What is conscription? A "fun" way to waste a year of your life doing unpaid labor in some camp. Oh, sorry, it's not "unpaid", the wage is 8 euros.
"What's the big deal?" you say. "8 euros sounds decent for a guaranteed job for 1 year in a place with very low living costs compared to the US. That's about the minimum wage here". And that would be true, if it was 8 euros per hour. Except it is 8 euros PER MONTH. It's almost a joke, like I have no clue what you're supposed to do with 8 euros. But I guess they give you shitty food and a shitty bunker bed to sleep? Awesome. Oh wait they're now saying they're gonna increase the wage to 30 euros. Impressive. Except they're probably doing it because they want to make conscription last longer than a year, whoo!!
Basically it's a great place where a bunch of weirdos with anger issues scream at you while you're mopping floors and you just have to ignore them every day for a year, if you don't have anything left to do in there you can leave for a while but you have to be back by midnight, and you can only take leaves for a total of 18 days throughout the whole year. Dumbasses tend to become fashy in there too. What an amazing institution, I'm so fucking happy the state doesn't want to pay people to work in camps so they just have us do it for free. It's really wild how much you can get away with if you promote it as patriotic.

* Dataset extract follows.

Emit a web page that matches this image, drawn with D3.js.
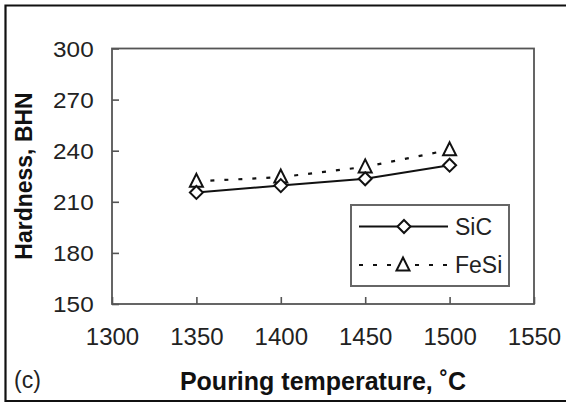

Non-military conscription was longer in Germany as well. When i served, it was 13 months instead of 10 - in the 1960s, it used to be two years instead of one. Back then, people also had to go through an interrogation in front of a comission, where they'd bombard them with loaded questions along the lines of "would you be able to use violence to protect your girlfriend when somebody assaults her?", as if that had anything to do with somebody's willingness to kill his East German relatives in the prelude to a nuclear war. They were barred from pulling off stuff like that after a while, i just had to write an essay, but the easiest way to get that approved was actually to cite religious grounds as well.